Okparanta’s novel is a denunciation of intransigent religiosity. A narrow reading of the Bible, she suggests, is partly to blame for Nigeria’s vicious treatment of the gay community. In an endnote, she refers to the 2012 WIN-Gallup International Global Index of Religiosity and Atheism, in which Nigeria ranks as the second most religious country after Ghana.

In Aba Ijeoma encounters Ndidi, a confident young schoolteacher, who rekindles her desire. Ndidi introduces her to a group of fellow lesbians who meet clandestinely in a nightclub — ironically housed in a church. But after she witnesses a terrible act of violence, Ijeoma is also torn between following her heart and tradition.Okparanta also underlines how superstition can determine the course of ordinary lives. When Ijeoma and Amina are later sent to the same boarding school they attempt to revive their relationship; after experiencing a vivid nightmare, Amina deserts Ijeoma and, following convention, marries a fellow Hausa. Years later it is an equally potent dream that causes Ijeoma to leave her husband and risk public opprobrium. Describing a mother’s reaction to a baby born with a harelip, Ijeoma reflects: “More than likely he would be left to perish, unwanted and unloved. Because this was the nature of such things, of anything that was outside the norm. They were labelled with such words as ‘curse’ and wasn’t it wise to keep curses at bay?”
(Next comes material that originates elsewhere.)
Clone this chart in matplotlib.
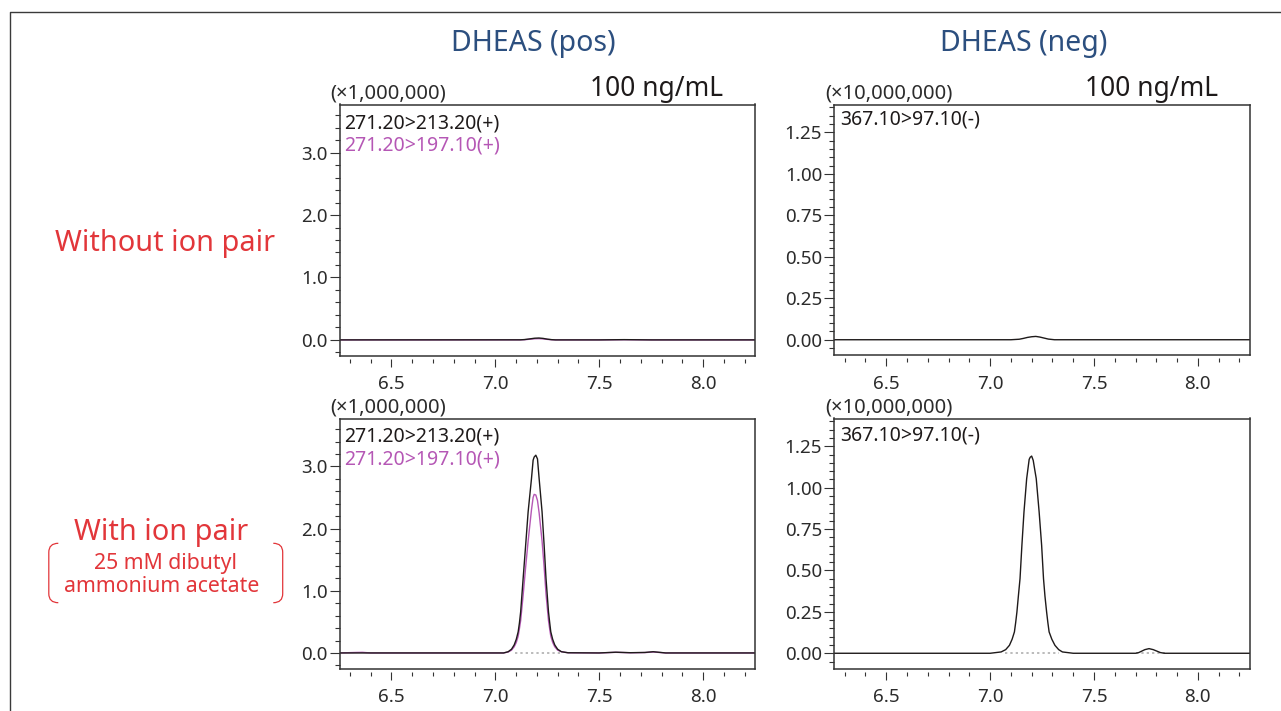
import matplotlib
matplotlib.use('Agg')
import matplotlib.pyplot as plt
from matplotlib.ticker import MultipleLocator, FormatStrFormatter
from matplotlib.path import Path
from matplotlib.patches import PathPatch
from matplotlib.lines import Line2D

# ---------------- data ----------------
col_titles = ['DHEAS (pos)', 'DHEAS (neg)']
row_labels = ['Without ion pair', 'With ion pair']
conc_label = '100 ng/mL'
pos_scale = '(\u00d71,000,000)'
neg_scale = '(\u00d710,000,000)'
pos_mrm = ['271.20>213.20(+)', '271.20>197.10(+)']
neg_mrm = ['367.10>97.10(-)']

x_range = [6.25, 8.25]
pos_ylim = [-0.25, 3.77]
neg_ylim = [-0.092, 1.418]

# top-left: positive mode, without ion pair
tl_t = [6.25, 7.12, 7.14, 7.155, 7.17, 7.19, 7.21, 7.23, 7.25, 7.27, 7.29,
        7.50, 7.62, 7.75, 8.25]
tl_black = [0.0, 0.001, 0.005, 0.011, 0.018, 0.027, 0.03, 0.024, 0.012, 0.004, 0.0,
            0.0, 0.004, 0.0, 0.0]
tl_mag = [0.0, 0.001, 0.003, 0.007, 0.012, 0.018, 0.02, 0.016, 0.008, 0.003, 0.0,
          0.0, 0.003, 0.0, 0.0]

# top-right: negative mode, without ion pair
tr_t = [6.25, 7.10, 7.14, 7.16, 7.18, 7.20, 7.22, 7.24, 7.26, 7.28, 7.31, 8.25]
tr_black = [0.0, 0.0, 0.003, 0.008, 0.014, 0.018, 0.02, 0.016, 0.01, 0.004, 0.0, 0.0]

# bottom-left: positive mode, with ion pair
bl_t = [6.25, 6.33, 6.36, 6.40, 7.04, 7.062, 7.078, 7.091, 7.101, 7.110,
        7.116, 7.122, 7.134, 7.146, 7.158, 7.174, 7.182, 7.187, 7.195, 7.203,
        7.211, 7.225, 7.235, 7.244, 7.256, 7.262, 7.267, 7.276, 7.286, 7.300,
        7.318, 7.35, 7.50, 7.58, 7.65, 7.72, 7.76, 7.82, 8.25]
bl_black = [0.0, 0.0, 0.0, 0.0, 0.0, 0.02, 0.06, 0.13, 0.22, 0.34,
            0.48, 0.66, 1.20, 1.73, 2.27, 2.80, 3.10, 3.15, 3.18, 3.12,
            2.80, 2.27, 1.73, 1.20, 0.66, 0.48, 0.34, 0.22, 0.13, 0.06,
            0.02, 0.003, 0.0, 0.012, 0.004, 0.008, 0.02, 0.0, 0.0]
bl_mag = [0.0, 0.008, 0.01, 0.0, 0.0, 0.015, 0.045, 0.10, 0.17, 0.27,
          0.39, 0.52, 0.93, 1.38, 1.80, 2.30, 2.50, 2.55, 2.54, 2.45,
          2.25, 1.80, 1.38, 0.95, 0.52, 0.38, 0.27, 0.17, 0.10, 0.045,
          0.02, 0.003, 0.0, 0.01, 0.003, 0.006, 0.015, 0.0, 0.0]
bl_baselines = [(7.094, 7.310)]

# bottom-right: negative mode, with ion pair
br_t = [6.25, 7.00, 7.053, 7.075, 7.093, 7.106, 7.117, 7.123, 7.129, 7.136,
        7.144, 7.153, 7.163, 7.176, 7.188, 7.193, 7.200, 7.2075, 7.214, 7.222,
        7.236, 7.248, 7.257, 7.264, 7.272, 7.278, 7.284, 7.297, 7.312, 7.330,
        7.348, 7.40, 7.70, 7.715, 7.745, 7.765, 7.785, 7.82, 7.84, 8.25]
br_black = [0.0, 0.0, 0.008, 0.022, 0.048, 0.085, 0.129, 0.185, 0.249, 0.345,
            0.451, 0.652, 0.853, 1.055, 1.171, 1.184, 1.191, 1.165, 1.115, 1.055,
            0.853, 0.652, 0.451, 0.345, 0.249, 0.185, 0.129, 0.085, 0.048, 0.022,
            0.008, 0.0, 0.0, 0.004, 0.022, 0.028, 0.022, 0.004, 0.0, 0.0]
br_baselines = [(7.07, 7.33), (7.70, 7.84)]

# ---------------- styling ----------------
W, H = 1281, 711
plt.rcParams['font.family'] = ['Noto Sans', 'DejaVu Sans']
BLUE = '#2c4f7f'
RED = '#e2363a'
MAG = '#b557b5'
BLK = '#1e1a1a'
FRAME = '#333333'
TXT = '#2b2b2b'

fig = plt.figure(figsize=(W / 100, H / 100), dpi=100)


def fx(px):
    return px / W


def fy(py):
    return 1 - py / H


def make_axes(l, t, r, b, ylim, ymaj, ymin, yfmt):
    ax = fig.add_axes([fx(l), fy(b), (r - l) / W, (b - t) / H])
    ax.set_xlim(*x_range)
    ax.set_ylim(*ylim)
    ax.xaxis.set_major_locator(MultipleLocator(0.5))
    ax.xaxis.set_minor_locator(MultipleLocator(0.1))
    ax.yaxis.set_major_locator(MultipleLocator(ymaj))
    ax.yaxis.set_minor_locator(MultipleLocator(ymin))
    ax.xaxis.set_major_formatter(FormatStrFormatter('%.1f'))
    ax.yaxis.set_major_formatter(FormatStrFormatter(yfmt))
    for s in ['top', 'left', 'right']:
        ax.spines[s].set_linewidth(1.1)
        ax.spines[s].set_color(FRAME)
    ax.spines['bottom'].set_position(('outward', 2.2))
    ax.spines['bottom'].set_visible(False)
    ax.add_line(Line2D([0, 1], [0, 0], transform=ax.transAxes, color=FRAME,
                       lw=1.1, clip_on=False, solid_capstyle='projecting'))
    ax.tick_params(axis='y', which='major', length=7.2, width=0.8, pad=1.5,
                   labelsize=13.5, colors=FRAME, labelcolor=TXT)
    ax.tick_params(axis='y', which='minor', length=3.6, width=0.8, colors=FRAME)
    ax.tick_params(axis='x', which='major', length=6.0, width=0.8, pad=6,
                   labelsize=13.5, colors=FRAME, labelcolor=TXT)
    ax.tick_params(axis='x', which='minor', length=3.0, width=0.8, colors=FRAME)
    return ax


ax_tl = make_axes(339.5, 104.5, 755, 355.5, pos_ylim, 1.0, 0.2, '%.1f')
ax_bl = make_axes(339.5, 418.5, 755, 668.5, pos_ylim, 1.0, 0.2, '%.1f')
ax_tr = make_axes(834.3, 104.5, 1249.8, 355.0, neg_ylim, 0.25, 0.05, '%.2f')
ax_br = make_axes(834.3, 418.5, 1249.8, 668.5, neg_ylim, 0.25, 0.05, '%.2f')

# traces
ax_tl.plot(tl_t, tl_mag, color=MAG, lw=1.0)
ax_tl.plot(tl_t, tl_black, color=BLK, lw=1.0)
ax_tr.plot(tr_t, tr_black, color=BLK, lw=1.0)
for s, e in bl_baselines:
    ax_bl.hlines(0, s, e, colors='#a8a8a8', linestyles=(0, (1.5, 2)), lw=1.1)
ax_bl.plot(bl_t, bl_mag, color=MAG, lw=1.0)
ax_bl.plot(bl_t, bl_black, color=BLK, lw=1.0)
for s, e in br_baselines:
    ax_br.hlines(0, s, e, colors='#a8a8a8', linestyles=(0, (1.5, 2)), lw=1.1)
ax_br.plot(br_t, br_black, color=BLK, lw=1.0)

# column titles
fig.text(fx(533), fy(51), col_titles[0], ha='center', va='baseline',
         fontsize=20.5, color=BLUE)
fig.text(fx(1024), fy(51), col_titles[1], ha='center', va='baseline',
         fontsize=20.5, color=BLUE)

# concentration labels
fig.text(fx(723), fy(96), conc_label, ha='right', va='baseline', fontsize=19, color=BLK)
fig.text(fx(1218), fy(96), conc_label, ha='right', va='baseline', fontsize=19, color=BLK)

# scale labels
for ypx in (98, 412.7):
    fig.text(fx(330), fy(ypx), pos_scale, ha='left', va='baseline', fontsize=14.5, color=TXT)
    fig.text(fx(825), fy(ypx), neg_scale, ha='left', va='baseline', fontsize=14.5, color=TXT)

# MRM labels
for y1, y2 in ((128.3, 151), (441.7, 464.3)):
    fig.text(fx(344), fy(y1), pos_mrm[0], ha='left', va='baseline', fontsize=14, color=BLK)
    fig.text(fx(344), fy(y2), pos_mrm[1], ha='left', va='baseline', fontsize=14, color=MAG)
for y1 in (125, 440.7):
    fig.text(fx(840), fy(y1), neg_mrm[0], ha='left', va='baseline', fontsize=14, color=BLK)

# row labels
fig.text(fx(165), fy(250.7), row_labels[0], ha='center', va='baseline', fontsize=20.8, color=RED)
fig.text(fx(161.5), fy(540), row_labels[1], ha='center', va='baseline', fontsize=20.8, color=RED)
fig.text(fx(165), fy(569.3), '25 mM dibutyl', ha='center', va='baseline', fontsize=15.3, color=RED)
fig.text(fx(161.5), fy(591.7), 'ammonium acetate', ha='center', va='baseline', fontsize=15.3, color=RED)


def bracket(x_end, x_side, y_top, y_bot, r):
    pts = [(x_end, y_top), (x_side, y_top), (x_side, y_top + r),
           (x_side, y_bot - r), (x_side, y_bot), (x_end, y_bot)]
    codes = [Path.MOVETO, Path.CURVE3, Path.CURVE3, Path.LINETO, Path.CURVE3, Path.CURVE3]
    verts = [(fx(x), fy(y)) for x, y in pts]
    fig.add_artist(PathPatch(Path(verts, codes), transform=fig.transFigure,
                             fill=False, edgecolor=RED, lw=0.9))


bracket(58.3, 48.8, 543.3, 602.7, 9)
bracket(273.3, 282.7, 543.3, 602.7, 9)

# outer frame (left and top edges)
fig.add_artist(Line2D([fx(9.8), fx(9.8), fx(1281)], [fy(711), fy(11.5), fy(11.5)],
                      transform=fig.transFigure, color='#3a3a3a', lw=1.0))

fig.savefig('out.png', dpi=100)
Nigerian-born, Okparanta emigrated to the US with her family at the age of 10. Her experiences informed the short stories in her first book, Happiness Like Water; one of the stories, “America”, was shortlisted for the 2013 Caine Prize for African Writing. Under the Udala Trees confirms her talent, recalling the work of Chimamanda Ngozi Adichie in its powerful interweaving of the personal and the political. Okparanta’s simple, direct prose is interspersed with the language of allegory and folklore and is scattered with biblical references. The dizzying scope of her storytelling keeps you gripped to the end.